When she is first introduced in At Risk Carlyle is involved in a complicated relationship that could have a detrimental effect on her career. This quickly fades to background as a more pressing problem presents itself. MI5 learn from their rivals at MI6 that they have an ‘invisible’ on their hands. This in the murky world of Intelligence is a terrorist, native to the target country, who can move about at will and stands little chance of being discovered. It is Liz Carlyle’s job to track down the ‘invisible’ identify the target and prevent the planned terrorist attack.
The Afghan terrorist smuggled into Britain to work with the ‘invisible’ makes a mistake. Liz picks this up and uses all of her skills and experience plus a few buckets full of intuition to try and get inside the head of her enemy. If she can manage that she has a chance of averting disaster but she is working against the clock.
At Risk is a classic tale of good versus evil with a lot of depth and substance. Where Rimington has excelled is in making some of her ‘Good Guys’ appear to be rather bad and treating her ‘Bad Guys’ sympathetically.
Her main terrorist was a moderate young man who is politicised as a result of seeing his entire family murdered by American pilots who thought they were a terrorist cell instead of a crowd of Afghans celebrating a wedding. He comes to the UK seeking revenge.
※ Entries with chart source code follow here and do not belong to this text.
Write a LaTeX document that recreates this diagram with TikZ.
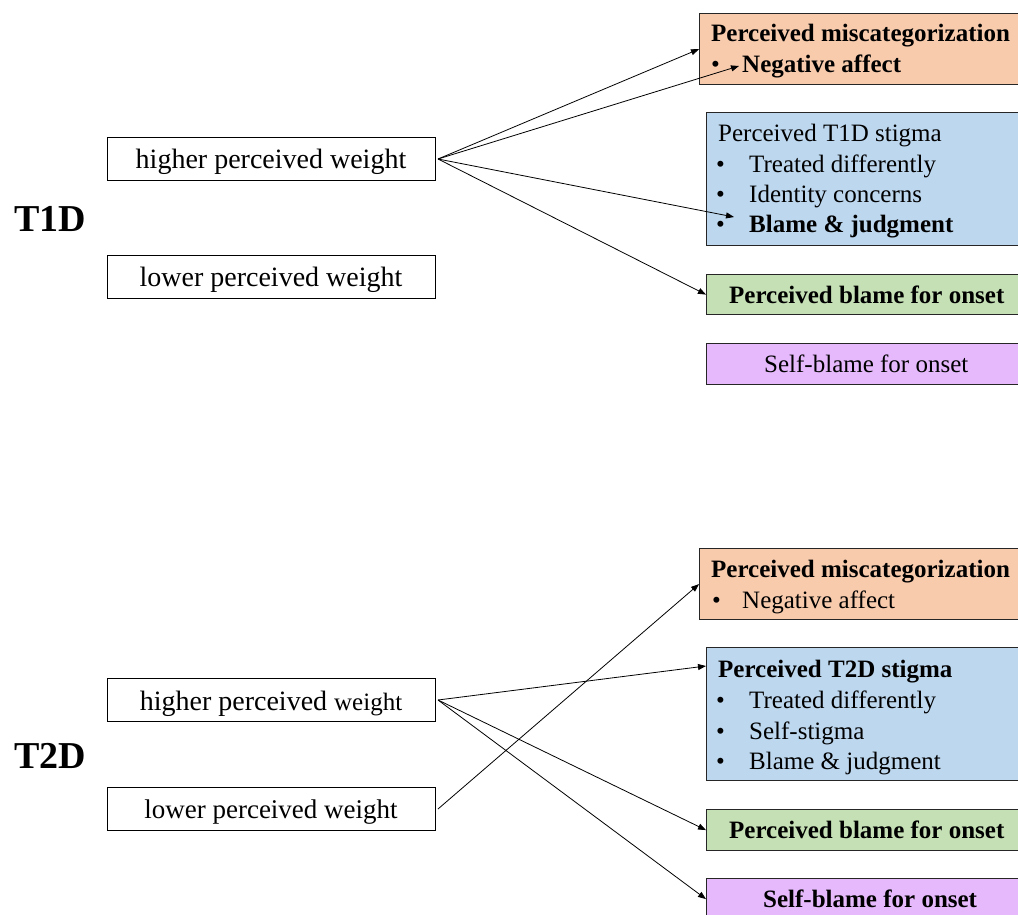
\documentclass[tikz,border=0pt]{standalone}
\usepackage{fontspec}
\setmainfont{Liberation Serif}
\usetikzlibrary{arrows.meta}
\definecolor{cOr}{HTML}{F8CBAD}
\definecolor{cBl}{HTML}{BDD7EE}
\definecolor{cGr}{HTML}{C5E0B4}
\definecolor{cPu}{HTML}{E5B9FB}
\newcommand{\rr}{\fontsize{25}{30}\selectfont}
\newcommand{\rbf}{\fontsize{25}{30}\selectfont\bfseries}
\newcommand{\lr}{\fontsize{28}{32}\selectfont}
\tikzset{
  rbox/.style={draw=black!85, line width=1.2pt, inner sep=0pt, anchor=north west, minimum width=340pt},
  lbox/.style={draw=black, line width=1pt, fill=white, inner sep=0pt, anchor=north west, minimum width=328pt, minimum height=43pt},
  ln/.style={anchor=base west, inner sep=0pt, font=\rr},
  lnb/.style={anchor=base west, inner sep=0pt, font=\rbf},
  ctr/.style={anchor=base, inner sep=0pt, font=\lr},
  big/.style={anchor=base west, inner sep=0pt, font=\fontsize{38}{40}\selectfont\bfseries},
  arr/.style={draw=black, line width=0.8pt, -{Triangle[length=8pt,width=6pt]}}
}
\begin{document}
\begin{tikzpicture}[x=1pt,y=-1pt]
\useasboundingbox (0,0) rectangle (1018,915);
\clip (0,0) rectangle (1018,915);
\fill[white] (0,0) rectangle (1018,915);

% ---------------- T1D ----------------
\node[big] (t1) at (14,231) {T1D};
\node[lbox] (h1) at (107,137) {};
\node[ctr] (h1t) at (271,168) {higher perceived weight};
\node[lbox] (l1) at (107,255) {};
\node[ctr] (l1t) at (271,286) {lower perceived weight};

\node[rbox, fill=cOr, minimum height=71pt] (o1) at (699,13) {};
\node[lnb] (o1a) at (711,42) {Perceived miscategorization};
\node[ln] (o1b) at (711,73) {\textbullet};
\node[lnb] (o1c) at (742,73) {Negative affect};

\node[rbox, fill=cBl, minimum height=133pt] (b1) at (706,112) {};
\node[ln] (b1a) at (718,142) {Perceived T1D stigma};
\node[ln] (b1b) at (716,173) {\textbullet};
\node[ln] (b1c) at (749,173) {Treated differently};
\node[ln] (b1d) at (716,203) {\textbullet};
\node[ln] (b1e) at (749,203) {Identity concerns};
\node[ln] (b1f) at (716,233) {\textbullet};
\node[lnb] (b1g) at (749,233) {Blame \& judgment};

\node[rbox, fill=cGr, minimum height=40pt] (g1) at (706,274) {};
\node[lnb] (g1a) at (729,303) {Perceived blame for onset};

\node[rbox, fill=cPu, minimum height=41pt] (p1) at (706,343) {};
\node[ln] (p1a) at (764,372) {Self-blame for onset};

\coordinate (e12) at (739,66);
\coordinate (e13) at (734,217);
\draw[arr] ([xshift=2pt]h1.east) -- (o1.west);
\draw[arr] ([xshift=2pt]h1.east) -- (e12);
\draw[arr] ([xshift=2pt]h1.east) -- (e13);
\draw[arr] ([xshift=2pt]h1.east) -- (g1.west);

% ---------------- T2D ----------------
\node[big] (t2) at (14,768) {T2D};
\node[lbox] (h2) at (107,678) {};
\node[ctr] (h2t) at (271,710) {higher perceived {\fontsize{25}{30}\selectfont weight}};
\node[lbox] (l2) at (107,787) {};
\node[ctr, font=\fontsize{27}{30}\selectfont] (l2t) at (271,818) {lower perceived weight};

\node[rbox, fill=cOr, minimum height=71pt] (o2) at (699,548) {};
\node[lnb] (o2a) at (711,577) {Perceived miscategorization};
\node[ln] (o2b) at (712,608) {\textbullet};
\node[ln] (o2c) at (742,608) {Negative affect};

\node[rbox, fill=cBl, minimum height=133pt] (b2) at (706,647) {};
\node[lnb] (b2a) at (718,677) {Perceived T2D stigma};
\node[ln] (b2b) at (716,708) {\textbullet};
\node[ln] (b2c) at (749,708) {Treated differently};
\node[ln] (b2d) at (716,739) {\textbullet};
\node[ln] (b2e) at (749,739) {Self-stigma};
\node[ln] (b2f) at (716,769) {\textbullet};
\node[ln] (b2g) at (749,769) {Blame \& judgment};

\node[rbox, fill=cGr, minimum height=41pt] (g2) at (706,809) {};
\node[lnb] (g2a) at (729,838) {Perceived blame for onset};

\node[rbox, fill=cPu, minimum height=41pt] (p2) at (706,878) {};
\node[lnb] (p2a) at (763,907) {Self-blame for onset};

\coordinate (e21) at (706,666);
\draw[arr] ([xshift=2pt]h2.east) -- (e21);
\draw[arr] ([xshift=2pt]h2.east) -- (g2.west);
\draw[arr] ([xshift=2pt]h2.east) -- (p2.west);
\draw[arr] ([xshift=2pt]l2.east) -- (o2.west);
\end{tikzpicture}
\end{document}
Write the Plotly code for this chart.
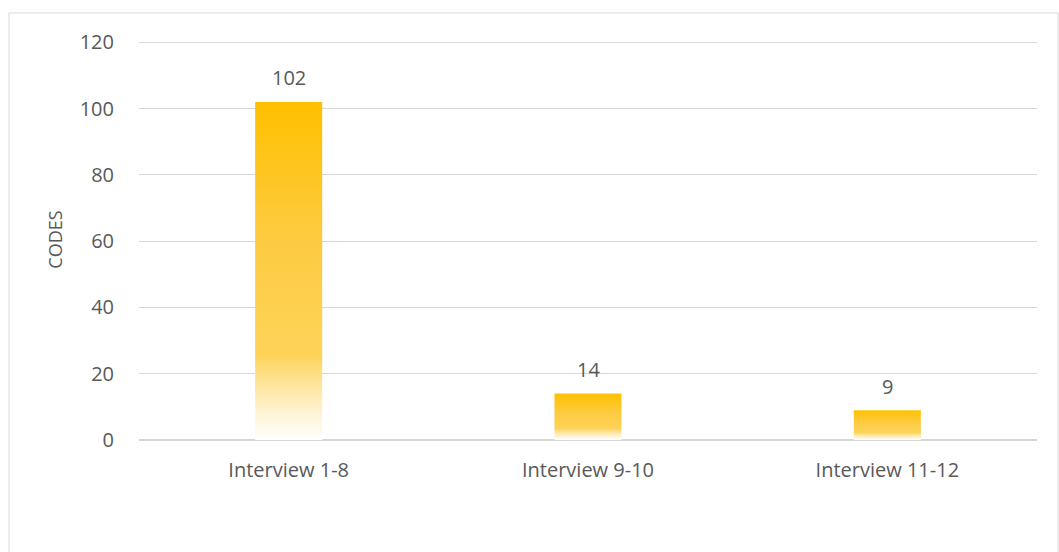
import plotly.graph_objects as go

categories = ["Interview 1-8", "Interview 9-10", "Interview 11-12"]
codes = [102, 14, 9]
y_ticks = [0, 20, 40, 60, 80, 100, 120]

BAR_W = 0.224
GOLD_SCALE = [
    [0.0, "#FFFFFF"],
    [0.06, "#FFF6E0"],
    [0.16, "#FEE6A0"],
    [0.25, "#FDD35A"],
    [0.6, "#FDCB40"],
    [1.0, "#FFC000"],
]
TXT = "#595959"
FONT = "Open Sans"

fig = go.Figure()
for i, v in enumerate(codes):
    x0, x1 = i - BAR_W / 2, i + BAR_W / 2
    fig.add_trace(go.Scatter(
        x=[x0, x1, x1, x0, x0], y=[0, 0, v, v, 0],
        mode="lines", fill="toself",
        line=dict(width=0, color="rgba(0,0,0,0)"),
        fillgradient=dict(type="vertical", colorscale=GOLD_SCALE, start=0, stop=v),
        showlegend=False, hoverinfo="skip",
    ))
    fig.add_annotation(x=i, y=v, text=str(v), showarrow=False, yanchor="middle",
                       yshift=24, font=dict(family=FONT, size=20, color=TXT))

fig.add_shape(type="rect", xref="paper", yref="paper",
              x0=-0.1448, x1=1.0234, y0=-0.32, y1=1.065,
              line=dict(color="#D9D9D9", width=1), layer="below")

fig.update_layout(
    width=1059, height=552,
    margin=dict(l=139, r=22, t=39, b=112),
    paper_bgcolor="white", plot_bgcolor="white",
    font=dict(family=FONT, color=TXT, size=20),
    xaxis=dict(range=[-0.5, 2.5], tickvals=[0, 1, 2], ticktext=categories,
               showgrid=False, zeroline=False, showline=False,
               ticks="outside", ticklen=12, tickcolor="rgba(0,0,0,0)",
               tickfont=dict(family=FONT, size=20, color=TXT), fixedrange=True),
    yaxis=dict(range=[0, 121], tickvals=y_ticks, showgrid=True, gridcolor="#D6D6D6",
               gridwidth=1.3, zeroline=True, zerolinecolor="#D6D6D6", zerolinewidth=1.6,
               showline=False, ticks="outside", ticklen=20, tickcolor="rgba(0,0,0,0)",
               tickfont=dict(family=FONT, size=20, color=TXT),
               title=dict(text="CODES", font=dict(family=FONT, size=18, color=TXT), standoff=12)),
)

fig.write_html("out.html")
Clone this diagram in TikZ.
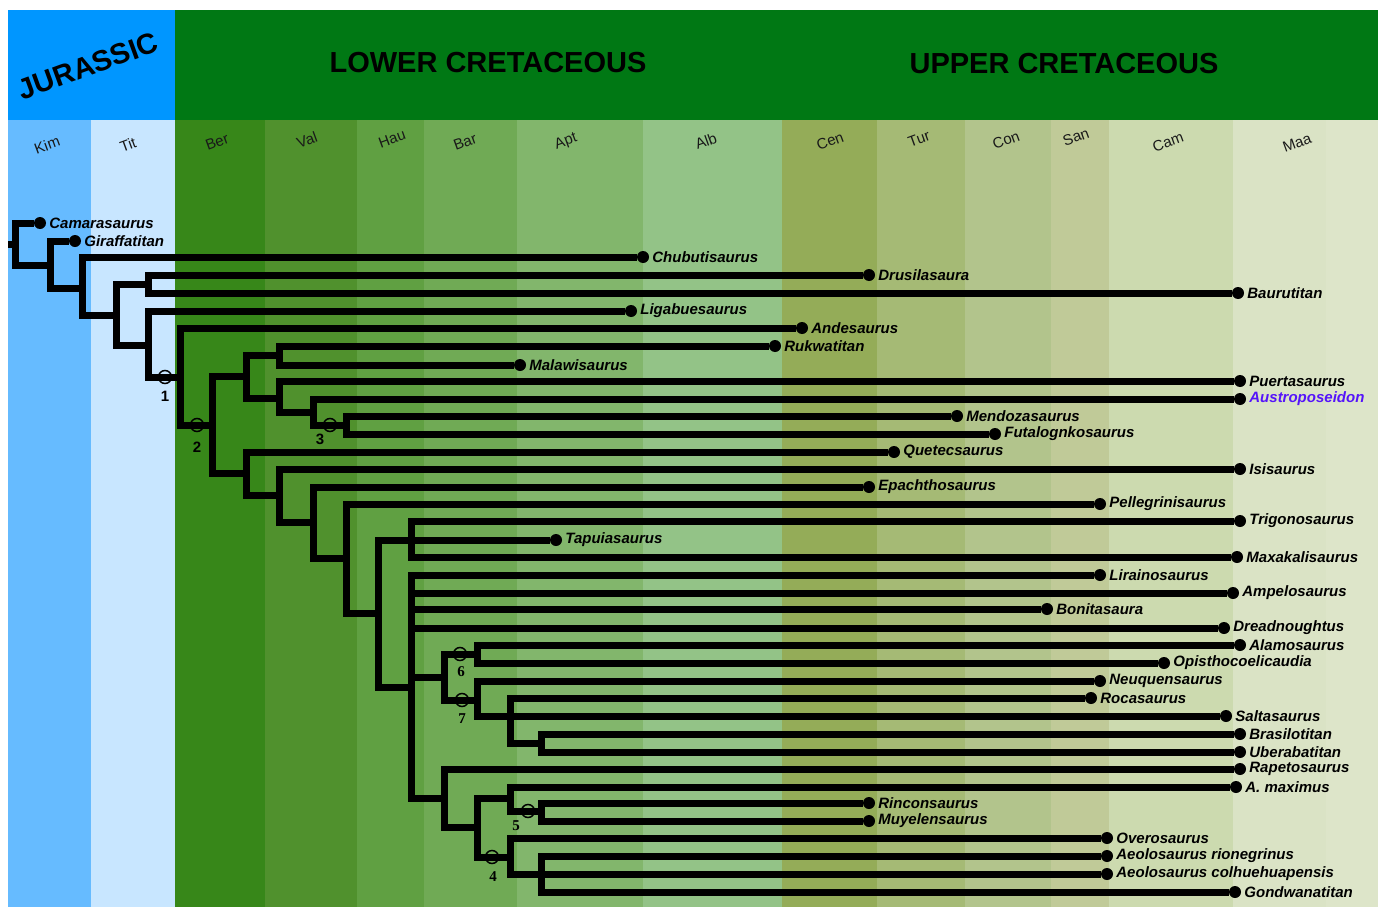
\documentclass[tikz,border=0pt]{standalone}
\usepackage{fontspec}
\setmainfont{Liberation Sans}
\newfontfamily\numserif{Liberation Serif}
\usetikzlibrary{positioning}
\definecolor{jurhead}{RGB}{0,150,255}
\definecolor{crethead}{RGB}{0,120,20}
\definecolor{kimc}{RGB}{102,187,255}
\definecolor{titc}{RGB}{200,230,255}
\definecolor{berc}{RGB}{55,135,25}
\definecolor{valc}{RGB}{80,145,45}
\definecolor{hauc}{RGB}{96,160,66}
\definecolor{barc}{RGB}{112,170,85}
\definecolor{aptc}{RGB}{130,182,108}
\definecolor{albc}{RGB}{147,195,135}
\definecolor{cenc}{RGB}{148,172,88}
\definecolor{turc}{RGB}{165,186,117}
\definecolor{conc}{RGB}{178,196,140}
\definecolor{sanc}{RGB}{192,202,152}
\definecolor{camc}{RGB}{204,218,175}
\definecolor{maac}{RGB}{218,227,197}
\definecolor{maabc}{RGB}{221,229,201}
\definecolor{newtaxon}{RGB}{85,20,250}
\tikzset{
leaf/.style={circle, fill=black, inner sep=0pt, minimum size=12pt},
taxon/.style={inner sep=0pt, anchor=west, font=\fontsize{15}{15}\selectfont\bfseries\itshape},
branch/.style={line width=7pt, line join=miter, black},
synapo/.style={circle, draw=black, line width=1.5pt, inner sep=0pt, minimum size=13pt},
numlab/.style={inner sep=0pt, font=\fontsize{15}{15}\selectfont\bfseries},
era/.style={inner sep=0pt, font=\fontsize{29}{29}\selectfont\bfseries},
stage/.style={inner sep=0pt, rotate=20, font=\fontsize{15}{15}\selectfont, text=black!90}
}

\begin{document}
\begin{tikzpicture}[x=1pt, y=-1pt]
\useasboundingbox (0,0) rectangle (1383,907);

% time scale
\fill[jurhead] (8,10) rectangle (175,120);
\fill[crethead] (175,10) rectangle (1378,120);
\foreach \a/\b/\col/\lx/\ly/\lab in {8/91/kimc/47/145/Kim, 91/175/titc/128/145/Tit,
  175/265/berc/217/142/Ber, 265/357/valc/307/140/Val, 357/424/hauc/392/139/Hau,
  424/517/barc/465/142/Bar, 517/643/aptc/566/142/Apt, 643/782/albc/706/141/Alb,
  782/877/cenc/830/141/Cen, 877/965/turc/919/139/Tur, 965/1051/conc/1006/140/Con,
  1051/1109/sanc/1076/137/San, 1109/1233/camc/1168/142/Cam, 1233/1378/maac/1297/143/Maa}
{
  \fill[\col] (\a,120) rectangle (\b,907);
  \node[stage] (st-\lab) at (\lx,\ly) {\lab};
}
\fill[maabc] (1326,120) rectangle (1378,907);

\node[era, rotate=20] (jur) at (88,66) {JURASSIC};
\node[era] (lower) at (488,63) {LOWER CRETACEOUS};
\node[era] (upper) at (1064,64) {UPPER CRETACEOUS};

% terminal taxa
\foreach \n/\x/\y/\t in {camara/40/223/Camarasaurus, girafa/75/241/Giraffatitan,
  chubut/643/257/Chubutisaurus, drusil/869/275/Drusilasaura, bauru/1238/293/Baurutitan,
  ligab/631/311/Ligabuesaurus, andes/802/328/Andesaurus, rukwa/775/346/Rukwatitan,
  malawi/520/365/Malawisaurus, puerta/1240/381/Puertasaurus,
  mendoza/957/416/Mendozasaurus, futalo/995/434/Futalognkosaurus,
  quetec/894/452/Quetecsaurus, isis/1240/469/Isisaurus, epach/869/487/Epachthosaurus,
  pelleg/1100/504/Pellegrinisaurus, trigon/1240/521/Trigonosaurus,
  tapuia/556/540/Tapuiasaurus, maxaka/1237/557/Maxakalisaurus,
  lirain/1100/575/Lirainosaurus, ampelo/1233/593/Ampelosaurus,
  bonita/1047/609/Bonitasaura, dread/1224/628/Dreadnoughtus,
  alamo/1240/645/Alamosaurus, opisth/1164/663/Opisthocoelicaudia,
  neuqu/1100/681/Neuquensaurus, roca/1091/698/Rocasaurus, salta/1226/716/Saltasaurus,
  brasil/1240/734/Brasilotitan, ubera/1240/752/Uberabatitan,
  rapeto/1240/769/Rapetosaurus, amax/1236/787/A. maximus,
  rincon/869/803/Rinconsaurus, muyel/869/821/Muyelensaurus,
  overo/1107/838/Overosaurus, aeolr/1107/856/Aeolosaurus rionegrinus,
  aeolc/1107/874/Aeolosaurus colhuehuapensis, gondwa/1235/892/Gondwanatitan}
{
  \node[leaf] (\n) at (\x,\y) {};
  \node[taxon, right=3pt of \n] (\n-lab) {\t};
}
\node[leaf] (austro) at (1240,399) {};
\node[taxon, right=3pt of austro, text=newtaxon] (austro-lab) {Austroposeidon};

% internal nodes
\coordinate (stem) at (8,244);
\coordinate (root) at (15,244);
\coordinate (nA) at (50,265);
\coordinate (nB) at (82,288);
\coordinate (nC) at (116,315);
\coordinate (nD) at (148,284);
\coordinate (nE) at (148,345);
\coordinate (nF) at (180,377);
\coordinate (nG) at (212,425);
\coordinate (nH) at (246,376);
\coordinate (nI) at (279,355);
\coordinate (nJ) at (279,398);
\coordinate (nK) at (313,412);
\coordinate (nL) at (346,425);
\coordinate (nM) at (246,473);
\coordinate (nN) at (279,495);
\coordinate (nO) at (313,522);
\coordinate (nP) at (346,558);
\coordinate (nQ) at (378,613);
\coordinate (nR) at (411,540);
\coordinate (nS) at (411,687);
\coordinate (nT) at (444,677);
\coordinate (nU) at (477,654);
\coordinate (nV) at (477,700);
\coordinate (nW) at (510,716);
\coordinate (nX) at (541,743);
\coordinate (nY) at (444,798);
\coordinate (nZ) at (477,827);
\coordinate (nAA) at (510,798);
\coordinate (nAB) at (541,811);
\coordinate (nAC) at (510,857);
\coordinate (nAD) at (541,874);

\draw[branch] (stem) -- (root);
\foreach \p/\c in {root/camara, root/nA, nA/girafa, nA/nB, nB/chubut, nB/nC,
  nC/nD, nC/nE, nD/drusil, nD/bauru, nE/ligab, nE/nF, nF/andes, nF/nG,
  nG/nH, nG/nM, nH/nI, nH/nJ, nI/rukwa, nI/malawi, nJ/puerta, nJ/nK,
  nK/austro, nK/nL, nL/mendoza, nL/futalo, nM/quetec, nM/nN, nN/isis, nN/nO,
  nO/epach, nO/nP, nP/pelleg, nP/nQ, nQ/nR, nQ/nS, nR/trigon, nR/tapuia,
  nR/maxaka, nS/lirain, nS/ampelo, nS/bonita, nS/dread, nS/nT, nS/nY,
  nT/nU, nT/nV, nU/alamo, nU/opisth, nV/neuqu, nV/nW, nW/roca, nW/salta,
  nW/nX, nX/brasil, nX/ubera, nY/rapeto, nY/nZ, nZ/nAA, nZ/nAC, nAA/amax,
  nAA/nAB, nAB/rincon, nAB/muyel, nAC/overo, nAC/nAD, nAD/aeolr, nAD/aeolc,
  nAD/gondwa}
  \draw[branch] (\p) |- (\c);

% numbered nodes
\node[synapo] (m1) at (165,377) {};
\node[synapo] (m2) at (197,425) {};
\node[synapo] (m3) at (330,425) {};
\node[synapo] (m4) at (492,857) {};
\node[synapo] (m5) at (528,811) {};
\node[synapo] (m6) at (460,654) {};
\node[synapo] (m7) at (462,700) {};
\node[numlab] (n1) at (165,396) {1};
\node[numlab] (n2) at (197,447) {2};
\node[numlab] (n3) at (320,439) {3};
\node[numlab, font=\fontsize{15}{15}\selectfont\numserif\bfseries] (n4) at (493,877) {4};
\node[numlab, font=\fontsize{15}{15}\selectfont\numserif\bfseries] (n5) at (516,826) {5};
\node[numlab, font=\fontsize{15}{15}\selectfont\numserif\bfseries] (n6) at (461,672) {6};
\node[numlab, font=\fontsize{15}{15}\selectfont\numserif\bfseries] (n7) at (462,719) {7};
\end{tikzpicture}
\end{document}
Anyone reading this in the UK, after revelations about British Soldiers killed by so called ‘friendly fire’ is likely to feel a bit of sympathy for the young Afghan.
Add to that the stonewalling and total lack of cooperation from the US Government to legitimate requests by the UK Coroner and the subsequent leaking of the cockpit tapes the US Government sought to suppress. They revealed a couple of badly trained, Gung Ho, cowboys laughing as they shot up a UK convoy. After that Rimington’s ‘Bad Guys’ could start to look like hero’s.
But she doesn’t go that far. A bit of indiscriminate slaying of innocents that get in their way and there is no doubt that these guys really are bad and have to be stopped.
But Rimington has introduced the troubling thought that perhaps the war the west is currently waging against ‘Terrorism’ is begetting more ‘Terrorism’.
Before she was promoted to Director General of MI5 Stella Rimington served in all three branches of the Security Service, counter terrorism, counter espionage and counter subversion. In the second novel, Secret Asset, Liz Carlyle continues the fight against ‘Terrorism’ but will have moved to counter espionage by the time the third, Illegal Action, is published in September 2007.